What seems like an extravagance is really very practical. It is almost impossible to destroy gold. Fire simply causes it to change form. It looses neither weight nor value nor beauty.

Gold coin melted / Sally Schneider

Friends started sending me reports of …gold. Not just the physical stuff that scientists found dusting the leaves of certain eucalyptus trees , drawn up through the earth via its roots…

…but the many kinds of gold we humans value…

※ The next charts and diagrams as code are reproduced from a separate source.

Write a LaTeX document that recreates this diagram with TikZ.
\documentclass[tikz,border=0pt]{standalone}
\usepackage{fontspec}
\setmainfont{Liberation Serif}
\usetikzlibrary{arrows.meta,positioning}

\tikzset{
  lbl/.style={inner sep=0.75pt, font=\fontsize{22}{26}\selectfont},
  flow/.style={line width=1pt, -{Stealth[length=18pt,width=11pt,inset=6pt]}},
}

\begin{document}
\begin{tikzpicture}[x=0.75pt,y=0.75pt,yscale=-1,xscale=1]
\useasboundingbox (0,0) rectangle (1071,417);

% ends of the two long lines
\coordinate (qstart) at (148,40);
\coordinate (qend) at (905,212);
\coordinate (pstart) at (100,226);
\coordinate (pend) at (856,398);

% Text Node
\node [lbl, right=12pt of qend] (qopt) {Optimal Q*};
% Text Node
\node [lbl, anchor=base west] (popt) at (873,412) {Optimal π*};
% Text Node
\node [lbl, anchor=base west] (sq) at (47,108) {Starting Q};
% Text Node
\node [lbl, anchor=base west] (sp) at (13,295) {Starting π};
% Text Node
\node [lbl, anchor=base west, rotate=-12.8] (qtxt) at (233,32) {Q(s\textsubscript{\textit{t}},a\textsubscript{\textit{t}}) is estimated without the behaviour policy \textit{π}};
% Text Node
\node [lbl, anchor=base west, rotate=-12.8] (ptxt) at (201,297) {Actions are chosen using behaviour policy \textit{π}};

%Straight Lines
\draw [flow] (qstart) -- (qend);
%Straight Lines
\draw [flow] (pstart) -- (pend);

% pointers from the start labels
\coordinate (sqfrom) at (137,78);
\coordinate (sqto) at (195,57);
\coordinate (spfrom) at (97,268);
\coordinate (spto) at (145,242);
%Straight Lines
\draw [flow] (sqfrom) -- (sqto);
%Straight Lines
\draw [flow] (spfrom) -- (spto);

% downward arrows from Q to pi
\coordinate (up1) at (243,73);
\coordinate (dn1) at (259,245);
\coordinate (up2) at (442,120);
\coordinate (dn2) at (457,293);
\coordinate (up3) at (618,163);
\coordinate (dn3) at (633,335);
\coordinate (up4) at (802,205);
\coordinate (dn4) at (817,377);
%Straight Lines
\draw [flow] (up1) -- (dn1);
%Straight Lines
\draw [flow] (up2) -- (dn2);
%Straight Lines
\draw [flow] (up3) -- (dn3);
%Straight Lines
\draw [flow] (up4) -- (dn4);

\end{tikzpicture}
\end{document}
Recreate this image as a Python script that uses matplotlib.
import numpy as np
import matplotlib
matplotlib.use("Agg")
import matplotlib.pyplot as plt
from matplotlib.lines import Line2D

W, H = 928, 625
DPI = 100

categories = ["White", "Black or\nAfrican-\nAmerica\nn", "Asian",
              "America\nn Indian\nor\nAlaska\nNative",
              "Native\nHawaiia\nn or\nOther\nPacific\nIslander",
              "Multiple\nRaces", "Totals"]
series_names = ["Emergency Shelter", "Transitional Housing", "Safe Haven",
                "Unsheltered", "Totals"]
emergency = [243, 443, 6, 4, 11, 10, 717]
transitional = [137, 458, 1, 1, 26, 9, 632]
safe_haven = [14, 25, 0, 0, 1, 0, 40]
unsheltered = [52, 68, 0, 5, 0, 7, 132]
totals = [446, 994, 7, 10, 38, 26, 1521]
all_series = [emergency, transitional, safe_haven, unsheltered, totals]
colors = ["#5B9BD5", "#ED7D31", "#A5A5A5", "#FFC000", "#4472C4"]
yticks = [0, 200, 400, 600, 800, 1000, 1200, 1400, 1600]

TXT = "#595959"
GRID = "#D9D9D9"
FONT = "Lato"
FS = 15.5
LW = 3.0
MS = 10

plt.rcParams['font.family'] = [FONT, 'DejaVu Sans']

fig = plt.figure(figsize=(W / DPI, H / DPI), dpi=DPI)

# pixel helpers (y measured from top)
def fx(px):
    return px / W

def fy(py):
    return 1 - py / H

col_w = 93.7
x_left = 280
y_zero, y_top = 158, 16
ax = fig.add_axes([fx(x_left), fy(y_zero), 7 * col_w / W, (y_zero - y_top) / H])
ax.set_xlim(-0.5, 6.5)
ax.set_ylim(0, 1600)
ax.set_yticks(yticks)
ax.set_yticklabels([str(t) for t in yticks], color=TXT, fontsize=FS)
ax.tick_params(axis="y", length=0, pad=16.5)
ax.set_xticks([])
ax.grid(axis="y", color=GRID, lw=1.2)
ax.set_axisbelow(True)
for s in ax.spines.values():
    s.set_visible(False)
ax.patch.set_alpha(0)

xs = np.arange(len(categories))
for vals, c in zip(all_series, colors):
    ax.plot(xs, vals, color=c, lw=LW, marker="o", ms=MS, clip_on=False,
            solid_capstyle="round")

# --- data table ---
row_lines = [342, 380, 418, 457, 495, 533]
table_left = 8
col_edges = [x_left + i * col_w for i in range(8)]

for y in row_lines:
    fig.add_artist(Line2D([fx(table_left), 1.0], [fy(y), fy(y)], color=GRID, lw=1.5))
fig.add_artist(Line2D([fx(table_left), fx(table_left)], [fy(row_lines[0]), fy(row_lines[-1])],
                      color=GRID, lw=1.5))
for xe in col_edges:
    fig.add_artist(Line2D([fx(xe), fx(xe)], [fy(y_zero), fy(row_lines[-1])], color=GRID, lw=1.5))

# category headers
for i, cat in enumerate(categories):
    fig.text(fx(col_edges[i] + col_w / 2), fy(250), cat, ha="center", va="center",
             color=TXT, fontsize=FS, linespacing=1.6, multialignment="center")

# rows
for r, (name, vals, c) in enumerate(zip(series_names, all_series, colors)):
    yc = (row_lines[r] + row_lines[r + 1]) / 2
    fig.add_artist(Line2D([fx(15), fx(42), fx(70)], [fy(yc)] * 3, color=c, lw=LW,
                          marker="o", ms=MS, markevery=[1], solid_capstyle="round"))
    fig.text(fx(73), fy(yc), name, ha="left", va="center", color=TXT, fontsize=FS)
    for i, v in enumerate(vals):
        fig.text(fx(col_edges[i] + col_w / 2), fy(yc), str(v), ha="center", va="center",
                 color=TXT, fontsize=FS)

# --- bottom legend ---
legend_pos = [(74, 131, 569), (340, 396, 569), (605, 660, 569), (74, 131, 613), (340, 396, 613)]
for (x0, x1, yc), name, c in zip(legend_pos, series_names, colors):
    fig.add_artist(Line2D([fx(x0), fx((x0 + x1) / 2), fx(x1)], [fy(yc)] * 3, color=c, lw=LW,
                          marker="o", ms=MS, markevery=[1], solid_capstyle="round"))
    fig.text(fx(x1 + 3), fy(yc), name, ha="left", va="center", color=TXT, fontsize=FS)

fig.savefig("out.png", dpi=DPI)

Sidewalk Graffiti New York City / Sally Schneider

My favorite is artist Karin van der Molen’s sculpture, Heart of Gold,

Heart of Gold refers to a boat that carries a treasure through the air. The sculpture is inspired by the shape of the Chinese traditional gold nugget, a symbol for wealth and prosperity.

 

Karin van de Molen

Here in the forest of Capriasca, wealth is experienced in an unworldly manner. It is not about money, but about the luxury of clean air, a forest floor, trees, leaves. It’s about life.

 

Karin van de Molen

From below the visitor can look up in the hole at the bottom of the sculpture. He will find the treasure in the silence within.

 

Karin van de Molen

 

Gold IS all around us.

Pablo Neruda saw the “gold of the universe” in a lemon…

Out of lemon flowers
loosed
on the moonlight, love’s
lashed and insatiable
essences,
sodden with fragrance,
the lemon tree’s yellow
emerges,
the lemons
move down
from the tree’s planetarium

Delicate merchandise!
The harbors are big with it-
bazaars
for the light and the
barbarous gold.
We open
the halves
of a miracle,
and a clotting of acids
brims
into the starry
divisions:
creation’s
original juices,
irreducible, changeless,
alive:
so the freshness lives on
in a lemon,
in the sweet-smelling house of the rind,
the proportions, arcane and acerb.

Cutting the lemon
the knife
leaves a little cathedral:
alcoves unguessed by the eye
that open acidulous glass
to the light; topazes
riding the droplets,
altars,
aromatic facades.

So, while the hand
holds the cut of the lemon,
half a world
on a trencher,
the gold of the universe
wells
to your touch:
a cup yellow
with miracles,
a breast and a nipple
perfuming the earth;
a flashing made fruitage,
the diminutive fire of a planet.

 

Ode to the Lemon from Pabro Neruda: All the Odes

With thanks to Ruth Kissene for throwing some gold over my transom.